>> start

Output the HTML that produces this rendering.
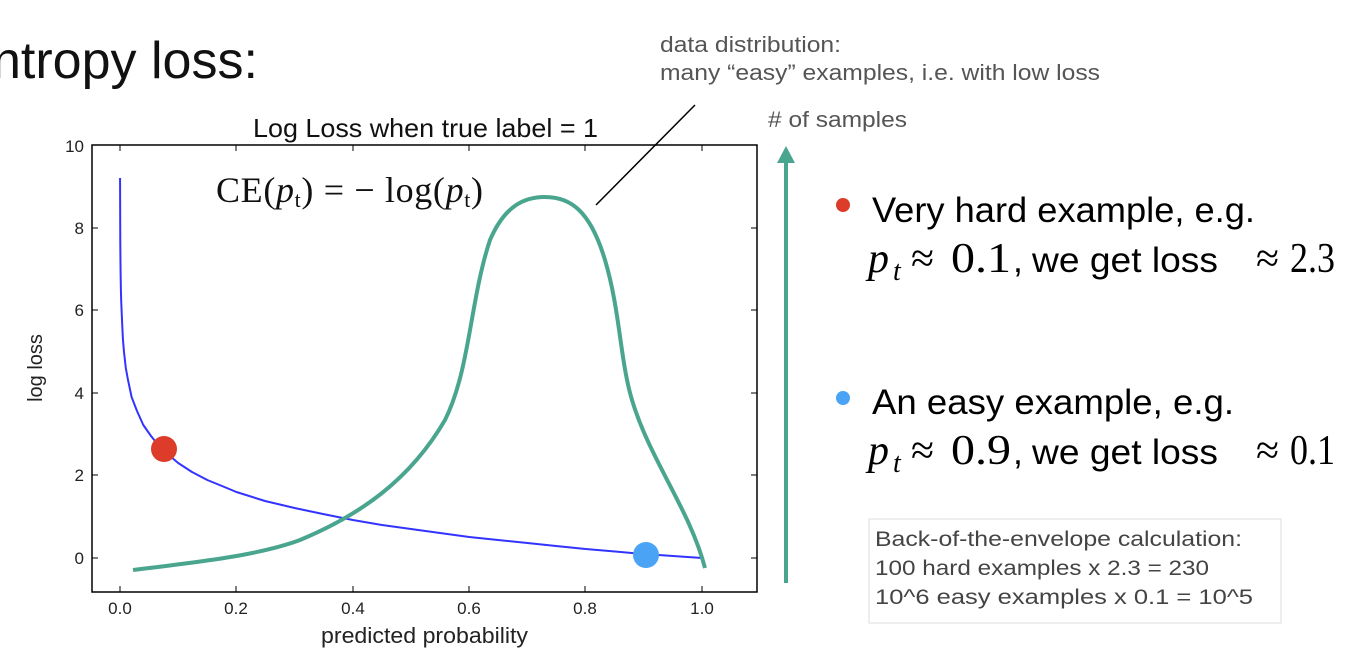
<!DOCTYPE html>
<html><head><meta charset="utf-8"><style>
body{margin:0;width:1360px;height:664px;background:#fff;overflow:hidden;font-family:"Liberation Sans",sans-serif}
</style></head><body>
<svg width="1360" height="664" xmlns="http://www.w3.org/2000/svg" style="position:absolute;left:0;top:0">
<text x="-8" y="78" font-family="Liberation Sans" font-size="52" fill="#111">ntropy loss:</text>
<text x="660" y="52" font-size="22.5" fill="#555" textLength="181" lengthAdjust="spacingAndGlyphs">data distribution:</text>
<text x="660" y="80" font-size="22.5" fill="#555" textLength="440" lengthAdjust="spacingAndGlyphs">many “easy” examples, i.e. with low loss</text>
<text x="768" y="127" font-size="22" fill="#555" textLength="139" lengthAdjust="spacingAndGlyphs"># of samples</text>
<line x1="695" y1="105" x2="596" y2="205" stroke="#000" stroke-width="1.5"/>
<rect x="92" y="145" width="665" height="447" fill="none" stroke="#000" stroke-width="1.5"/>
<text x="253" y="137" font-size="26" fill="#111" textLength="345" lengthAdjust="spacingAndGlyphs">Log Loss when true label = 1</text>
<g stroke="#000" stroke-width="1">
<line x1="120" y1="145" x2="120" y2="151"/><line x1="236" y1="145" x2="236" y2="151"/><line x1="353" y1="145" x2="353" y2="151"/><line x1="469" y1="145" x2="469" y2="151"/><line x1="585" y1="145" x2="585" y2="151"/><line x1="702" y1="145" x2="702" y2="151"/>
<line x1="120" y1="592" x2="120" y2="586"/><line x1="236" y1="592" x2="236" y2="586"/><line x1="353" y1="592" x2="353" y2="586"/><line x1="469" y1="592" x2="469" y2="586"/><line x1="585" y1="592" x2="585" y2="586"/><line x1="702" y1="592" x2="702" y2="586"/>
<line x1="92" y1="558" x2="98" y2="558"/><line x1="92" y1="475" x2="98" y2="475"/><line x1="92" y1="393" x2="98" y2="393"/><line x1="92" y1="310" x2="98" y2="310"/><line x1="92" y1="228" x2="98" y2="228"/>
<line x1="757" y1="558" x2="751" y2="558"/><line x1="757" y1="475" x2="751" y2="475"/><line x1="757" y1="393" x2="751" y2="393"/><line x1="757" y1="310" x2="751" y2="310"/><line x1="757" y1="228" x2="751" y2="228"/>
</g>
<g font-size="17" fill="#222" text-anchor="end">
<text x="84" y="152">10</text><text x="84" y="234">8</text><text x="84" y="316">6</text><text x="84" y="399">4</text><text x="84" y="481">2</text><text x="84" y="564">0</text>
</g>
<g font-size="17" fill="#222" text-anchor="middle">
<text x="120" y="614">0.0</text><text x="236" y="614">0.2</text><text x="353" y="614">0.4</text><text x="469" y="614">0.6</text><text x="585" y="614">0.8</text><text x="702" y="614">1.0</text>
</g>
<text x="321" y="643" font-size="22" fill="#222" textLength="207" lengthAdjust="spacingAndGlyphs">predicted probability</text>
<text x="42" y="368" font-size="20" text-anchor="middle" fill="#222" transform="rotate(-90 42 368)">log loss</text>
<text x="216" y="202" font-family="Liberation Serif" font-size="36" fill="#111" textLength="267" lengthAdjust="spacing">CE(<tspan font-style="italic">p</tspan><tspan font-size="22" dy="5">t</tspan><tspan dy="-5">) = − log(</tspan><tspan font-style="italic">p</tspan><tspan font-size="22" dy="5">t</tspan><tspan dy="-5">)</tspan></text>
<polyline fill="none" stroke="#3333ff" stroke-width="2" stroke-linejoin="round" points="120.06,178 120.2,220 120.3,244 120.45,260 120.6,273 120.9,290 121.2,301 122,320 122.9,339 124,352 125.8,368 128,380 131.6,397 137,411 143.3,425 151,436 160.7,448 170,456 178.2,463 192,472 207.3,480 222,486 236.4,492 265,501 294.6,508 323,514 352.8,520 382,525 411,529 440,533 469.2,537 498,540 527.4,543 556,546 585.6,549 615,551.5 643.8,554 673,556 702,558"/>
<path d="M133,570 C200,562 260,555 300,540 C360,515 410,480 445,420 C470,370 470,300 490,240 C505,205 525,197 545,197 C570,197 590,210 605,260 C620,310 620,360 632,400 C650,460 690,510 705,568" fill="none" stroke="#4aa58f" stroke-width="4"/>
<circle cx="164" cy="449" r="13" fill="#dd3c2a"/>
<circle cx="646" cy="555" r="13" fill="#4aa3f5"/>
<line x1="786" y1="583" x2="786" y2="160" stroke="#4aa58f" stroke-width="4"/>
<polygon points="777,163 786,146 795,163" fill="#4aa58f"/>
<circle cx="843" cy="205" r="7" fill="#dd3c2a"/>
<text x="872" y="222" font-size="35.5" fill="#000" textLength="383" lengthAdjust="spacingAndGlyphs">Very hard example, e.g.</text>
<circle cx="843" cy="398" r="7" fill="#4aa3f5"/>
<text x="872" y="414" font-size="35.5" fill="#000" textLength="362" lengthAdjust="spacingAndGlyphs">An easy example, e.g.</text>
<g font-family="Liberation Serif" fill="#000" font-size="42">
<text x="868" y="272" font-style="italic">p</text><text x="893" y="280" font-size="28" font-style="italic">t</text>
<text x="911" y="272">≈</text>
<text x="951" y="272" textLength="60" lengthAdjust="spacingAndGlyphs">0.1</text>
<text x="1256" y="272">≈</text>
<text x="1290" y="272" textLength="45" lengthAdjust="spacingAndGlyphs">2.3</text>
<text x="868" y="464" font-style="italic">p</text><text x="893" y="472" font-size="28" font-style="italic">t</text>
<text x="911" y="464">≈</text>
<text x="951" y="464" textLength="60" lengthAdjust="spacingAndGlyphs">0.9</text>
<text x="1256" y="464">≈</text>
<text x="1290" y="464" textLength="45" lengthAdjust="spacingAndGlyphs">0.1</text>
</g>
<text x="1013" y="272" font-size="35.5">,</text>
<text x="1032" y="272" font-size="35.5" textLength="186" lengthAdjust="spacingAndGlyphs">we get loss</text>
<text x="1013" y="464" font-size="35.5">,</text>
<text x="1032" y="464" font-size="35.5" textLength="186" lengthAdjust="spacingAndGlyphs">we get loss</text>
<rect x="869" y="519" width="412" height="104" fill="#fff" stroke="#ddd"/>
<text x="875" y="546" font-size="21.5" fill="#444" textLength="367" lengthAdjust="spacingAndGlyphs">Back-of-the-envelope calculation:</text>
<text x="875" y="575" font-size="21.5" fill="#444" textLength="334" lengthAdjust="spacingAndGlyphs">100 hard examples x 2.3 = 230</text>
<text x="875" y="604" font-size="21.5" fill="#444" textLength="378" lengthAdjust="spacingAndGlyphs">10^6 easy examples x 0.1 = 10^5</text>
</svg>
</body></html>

>> end

### TASK BRIEF
Quote the full listing above word for word; exclude every picture from the copy.

### SOLUTION TO THIS PROBLEM
Output the HTML that produces this rendering.
<!DOCTYPE html>
<html><head><meta charset="utf-8"><style>
body{margin:0;width:1360px;height:664px;background:#fff;overflow:hidden;font-family:"Liberation Sans",sans-serif}
</style></head><body>
<svg width="1360" height="664" xmlns="http://www.w3.org/2000/svg" style="position:absolute;left:0;top:0">
<text x="-8" y="78" font-family="Liberation Sans" font-size="52" fill="#111">ntropy loss:</text>
<text x="660" y="52" font-size="22.5" fill="#555" textLength="181" lengthAdjust="spacingAndGlyphs">data distribution:</text>
<text x="660" y="80" font-size="22.5" fill="#555" textLength="440" lengthAdjust="spacingAndGlyphs">many “easy” examples, i.e. with low loss</text>
<text x="768" y="127" font-size="22" fill="#555" textLength="139" lengthAdjust="spacingAndGlyphs"># of samples</text>
<line x1="695" y1="105" x2="596" y2="205" stroke="#000" stroke-width="1.5"/>
<rect x="92" y="145" width="665" height="447" fill="none" stroke="#000" stroke-width="1.5"/>
<text x="253" y="137" font-size="26" fill="#111" textLength="345" lengthAdjust="spacingAndGlyphs">Log Loss when true label = 1</text>
<g stroke="#000" stroke-width="1">
<line x1="120" y1="145" x2="120" y2="151"/><line x1="236" y1="145" x2="236" y2="151"/><line x1="353" y1="145" x2="353" y2="151"/><line x1="469" y1="145" x2="469" y2="151"/><line x1="585" y1="145" x2="585" y2="151"/><line x1="702" y1="145" x2="702" y2="151"/>
<line x1="120" y1="592" x2="120" y2="586"/><line x1="236" y1="592" x2="236" y2="586"/><line x1="353" y1="592" x2="353" y2="586"/><line x1="469" y1="592" x2="469" y2="586"/><line x1="585" y1="592" x2="585" y2="586"/><line x1="702" y1="592" x2="702" y2="586"/>
<line x1="92" y1="558" x2="98" y2="558"/><line x1="92" y1="475" x2="98" y2="475"/><line x1="92" y1="393" x2="98" y2="393"/><line x1="92" y1="310" x2="98" y2="310"/><line x1="92" y1="228" x2="98" y2="228"/>
<line x1="757" y1="558" x2="751" y2="558"/><line x1="757" y1="475" x2="751" y2="475"/><line x1="757" y1="393" x2="751" y2="393"/><line x1="757" y1="310" x2="751" y2="310"/><line x1="757" y1="228" x2="751" y2="228"/>
</g>
<g font-size="17" fill="#222" text-anchor="end">
<text x="84" y="152">10</text><text x="84" y="234">8</text><text x="84" y="316">6</text><text x="84" y="399">4</text><text x="84" y="481">2</text><text x="84" y="564">0</text>
</g>
<g font-size="17" fill="#222" text-anchor="middle">
<text x="120" y="614">0.0</text><text x="236" y="614">0.2</text><text x="353" y="614">0.4</text><text x="469" y="614">0.6</text><text x="585" y="614">0.8</text><text x="702" y="614">1.0</text>
</g>
<text x="321" y="643" font-size="22" fill="#222" textLength="207" lengthAdjust="spacingAndGlyphs">predicted probability</text>
<text x="42" y="368" font-size="20" text-anchor="middle" fill="#222" transform="rotate(-90 42 368)">log loss</text>
<text x="216" y="202" font-family="Liberation Serif" font-size="36" fill="#111" textLength="267" lengthAdjust="spacing">CE(<tspan font-style="italic">p</tspan><tspan font-size="22" dy="5">t</tspan><tspan dy="-5">) = − log(</tspan><tspan font-style="italic">p</tspan><tspan font-size="22" dy="5">t</tspan><tspan dy="-5">)</tspan></text>
<polyline fill="none" stroke="#3333ff" stroke-width="2" stroke-linejoin="round" points="120.06,178 120.2,220 120.3,244 120.45,260 120.6,273 120.9,290 121.2,301 122,320 122.9,339 124,352 125.8,368 128,380 131.6,397 137,411 143.3,425 151,436 160.7,448 170,456 178.2,463 192,472 207.3,480 222,486 236.4,492 265,501 294.6,508 323,514 352.8,520 382,525 411,529 440,533 469.2,537 498,540 527.4,543 556,546 585.6,549 615,551.5 643.8,554 673,556 702,558"/>
<path d="M133,570 C200,562 260,555 300,540 C360,515 410,480 445,420 C470,370 470,300 490,240 C505,205 525,197 545,197 C570,197 590,210 605,260 C620,310 620,360 632,400 C650,460 690,510 705,568" fill="none" stroke="#4aa58f" stroke-width="4"/>
<circle cx="164" cy="449" r="13" fill="#dd3c2a"/>
<circle cx="646" cy="555" r="13" fill="#4aa3f5"/>
<line x1="786" y1="583" x2="786" y2="160" stroke="#4aa58f" stroke-width="4"/>
<polygon points="777,163 786,146 795,163" fill="#4aa58f"/>
<circle cx="843" cy="205" r="7" fill="#dd3c2a"/>
<text x="872" y="222" font-size="35.5" fill="#000" textLength="383" lengthAdjust="spacingAndGlyphs">Very hard example, e.g.</text>
<circle cx="843" cy="398" r="7" fill="#4aa3f5"/>
<text x="872" y="414" font-size="35.5" fill="#000" textLength="362" lengthAdjust="spacingAndGlyphs">An easy example, e.g.</text>
<g font-family="Liberation Serif" fill="#000" font-size="42">
<text x="868" y="272" font-style="italic">p</text><text x="893" y="280" font-size="28" font-style="italic">t</text>
<text x="911" y="272">≈</text>
<text x="951" y="272" textLength="60" lengthAdjust="spacingAndGlyphs">0.1</text>
<text x="1256" y="272">≈</text>
<text x="1290" y="272" textLength="45" lengthAdjust="spacingAndGlyphs">2.3</text>
<text x="868" y="464" font-style="italic">p</text><text x="893" y="472" font-size="28" font-style="italic">t</text>
<text x="911" y="464">≈</text>
<text x="951" y="464" textLength="60" lengthAdjust="spacingAndGlyphs">0.9</text>
<text x="1256" y="464">≈</text>
<text x="1290" y="464" textLength="45" lengthAdjust="spacingAndGlyphs">0.1</text>
</g>
<text x="1013" y="272" font-size="35.5">,</text>
<text x="1032" y="272" font-size="35.5" textLength="186" lengthAdjust="spacingAndGlyphs">we get loss</text>
<text x="1013" y="464" font-size="35.5">,</text>
<text x="1032" y="464" font-size="35.5" textLength="186" lengthAdjust="spacingAndGlyphs">we get loss</text>
<rect x="869" y="519" width="412" height="104" fill="#fff" stroke="#ddd"/>
<text x="875" y="546" font-size="21.5" fill="#444" textLength="367" lengthAdjust="spacingAndGlyphs">Back-of-the-envelope calculation:</text>
<text x="875" y="575" font-size="21.5" fill="#444" textLength="334" lengthAdjust="spacingAndGlyphs">100 hard examples x 2.3 = 230</text>
<text x="875" y="604" font-size="21.5" fill="#444" textLength="378" lengthAdjust="spacingAndGlyphs">10^6 easy examples x 0.1 = 10^5</text>
</svg>
</body></html>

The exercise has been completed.